Tip: Write several headlines before choosing one. Ask friends or family to read what yo wrote and vote on which headline they like best.
Once you’ve mastered your headline, you’ll want to write the meat of your blurb—your book summary. This six-sentence summary tells the reader everything they need to know about your book. A good summary will include location, characters, and a setup for the problem(s) your characters will face along the way.
By telling the reader where, and maybe even when, the story takes place, they’ve already dipped their toes in the metaphoric pool of your book. Someone from the suburbs of Philadelphia might see the story takes place in their city and immediately feel a connection in that sense.
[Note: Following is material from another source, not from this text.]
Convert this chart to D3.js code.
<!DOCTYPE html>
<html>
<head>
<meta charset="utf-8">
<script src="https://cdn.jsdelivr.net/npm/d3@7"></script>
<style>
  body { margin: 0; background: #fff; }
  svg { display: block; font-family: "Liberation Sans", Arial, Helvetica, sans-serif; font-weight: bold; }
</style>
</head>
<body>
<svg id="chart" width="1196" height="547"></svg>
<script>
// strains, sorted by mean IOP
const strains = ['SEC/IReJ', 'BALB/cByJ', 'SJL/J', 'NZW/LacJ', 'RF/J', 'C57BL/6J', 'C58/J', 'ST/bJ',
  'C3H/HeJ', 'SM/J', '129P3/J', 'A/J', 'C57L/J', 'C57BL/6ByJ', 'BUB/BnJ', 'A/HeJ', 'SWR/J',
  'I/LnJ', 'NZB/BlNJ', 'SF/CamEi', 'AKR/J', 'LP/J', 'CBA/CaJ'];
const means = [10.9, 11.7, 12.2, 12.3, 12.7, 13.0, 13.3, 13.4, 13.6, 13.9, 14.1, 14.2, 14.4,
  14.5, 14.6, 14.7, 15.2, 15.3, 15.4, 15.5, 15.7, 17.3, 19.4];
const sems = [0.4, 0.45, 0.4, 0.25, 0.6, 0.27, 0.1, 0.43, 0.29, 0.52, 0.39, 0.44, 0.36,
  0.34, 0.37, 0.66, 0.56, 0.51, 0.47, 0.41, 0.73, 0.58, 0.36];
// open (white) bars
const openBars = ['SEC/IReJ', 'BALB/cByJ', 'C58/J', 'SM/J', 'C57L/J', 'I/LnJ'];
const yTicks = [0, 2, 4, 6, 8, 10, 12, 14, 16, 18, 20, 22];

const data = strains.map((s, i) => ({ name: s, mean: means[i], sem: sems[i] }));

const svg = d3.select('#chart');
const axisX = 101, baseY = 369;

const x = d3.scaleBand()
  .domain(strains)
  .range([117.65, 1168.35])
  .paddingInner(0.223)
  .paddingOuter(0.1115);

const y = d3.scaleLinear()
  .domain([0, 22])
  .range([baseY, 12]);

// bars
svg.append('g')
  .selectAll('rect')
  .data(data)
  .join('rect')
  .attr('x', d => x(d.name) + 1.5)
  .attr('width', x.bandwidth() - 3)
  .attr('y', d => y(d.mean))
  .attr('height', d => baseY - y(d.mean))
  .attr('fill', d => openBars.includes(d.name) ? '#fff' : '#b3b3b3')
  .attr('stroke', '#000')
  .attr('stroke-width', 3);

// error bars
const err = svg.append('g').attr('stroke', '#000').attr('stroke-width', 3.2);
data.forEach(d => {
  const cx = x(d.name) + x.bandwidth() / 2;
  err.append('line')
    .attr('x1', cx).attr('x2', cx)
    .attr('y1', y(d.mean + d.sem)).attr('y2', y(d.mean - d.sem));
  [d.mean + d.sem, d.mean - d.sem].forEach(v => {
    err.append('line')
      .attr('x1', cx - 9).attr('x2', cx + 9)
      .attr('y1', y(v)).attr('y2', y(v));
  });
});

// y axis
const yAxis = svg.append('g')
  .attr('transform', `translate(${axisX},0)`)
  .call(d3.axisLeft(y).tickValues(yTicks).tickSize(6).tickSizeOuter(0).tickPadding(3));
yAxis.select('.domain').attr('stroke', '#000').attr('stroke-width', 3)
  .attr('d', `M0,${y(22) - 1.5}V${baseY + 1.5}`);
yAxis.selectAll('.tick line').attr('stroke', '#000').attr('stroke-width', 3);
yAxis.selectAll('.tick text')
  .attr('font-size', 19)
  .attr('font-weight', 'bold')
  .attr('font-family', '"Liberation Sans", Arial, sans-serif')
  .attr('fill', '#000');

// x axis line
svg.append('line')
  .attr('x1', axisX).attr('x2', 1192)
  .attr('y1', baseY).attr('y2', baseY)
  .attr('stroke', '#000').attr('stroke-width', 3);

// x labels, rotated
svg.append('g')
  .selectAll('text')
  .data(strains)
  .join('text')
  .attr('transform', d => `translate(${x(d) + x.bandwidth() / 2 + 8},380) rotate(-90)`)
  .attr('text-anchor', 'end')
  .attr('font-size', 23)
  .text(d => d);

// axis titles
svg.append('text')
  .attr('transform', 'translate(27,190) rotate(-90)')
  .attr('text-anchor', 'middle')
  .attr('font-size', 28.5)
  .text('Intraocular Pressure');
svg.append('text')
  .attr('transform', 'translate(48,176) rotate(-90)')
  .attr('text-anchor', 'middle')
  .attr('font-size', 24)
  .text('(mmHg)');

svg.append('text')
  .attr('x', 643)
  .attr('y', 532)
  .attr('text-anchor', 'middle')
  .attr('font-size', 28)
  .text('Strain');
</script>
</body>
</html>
On the other hand, someone may see it takes place in Venice, Italy, somewhere they’ve always wanted to travel to.
Regardless, establishing a location can push readers to form a relationship with your book before even opening the front page.
If nothing else, introducing your characters in your book blurb is a must. Let me repeat that, INTRODUCING YOUR CHARACTERS IN YOUR BOOK BLURB IS A MUST! You want, nay, need the reader to know who they’re going to be rooting for, who they’re going to hate, and everyone else in between. Well, maybe not everyone, but you get the idea.
When introducing your characters make sure to make them seem real. Talk briefly about who they are and why you should get to know them. I read an article once that nicely summed up how to introduce your characters. It gave the example that the book cover can act as a first date with the audience. You want to share enough information to make them want a second, third, and endless other dates while also not putting it all out there at once.
Tip: Introduce your characters in a way that you’re able to weave in the problem they’re going to face in the book.
No body’s perfect, and neither is the world. Everyone faces problems. Your characters are no exception. Use your book blurb as a way to introduce these problems and what potential consequences there are if, for example, John Doe doesn’t deliver the newspaper to evil Mrs. Robinson on the thirteenth of July then the Curse of Whim will never be broken.
When introducing the problems, make sure they’re real-life issues and not the internal conflicts your character will also face along the way. These concrete issues should, again, explain what your character has to do and what will happen if they don’t.
With the bulk of your book blurb now written, we move along to the third and final stage of writing your blurb. The wrap-up, which I usually write as three sentences, acts as that final sales pitch of your book. Your headline captured the reader’s attention, the summary told them who their new fictional best friends will be, the wrap-up leaves them needing more right then and there.
The brief wrap-up tells them why they need to read it and what they’ll get out of it when they do. Will the reader travel to far-away lands to help them escape from their own real-world troubles? What about learning to love again after a devastating heartbreak? No matter what is in store for them, make sure it’s listed clearly so you leave your reader thinking to himself, “Hm. I have to read this book right now.”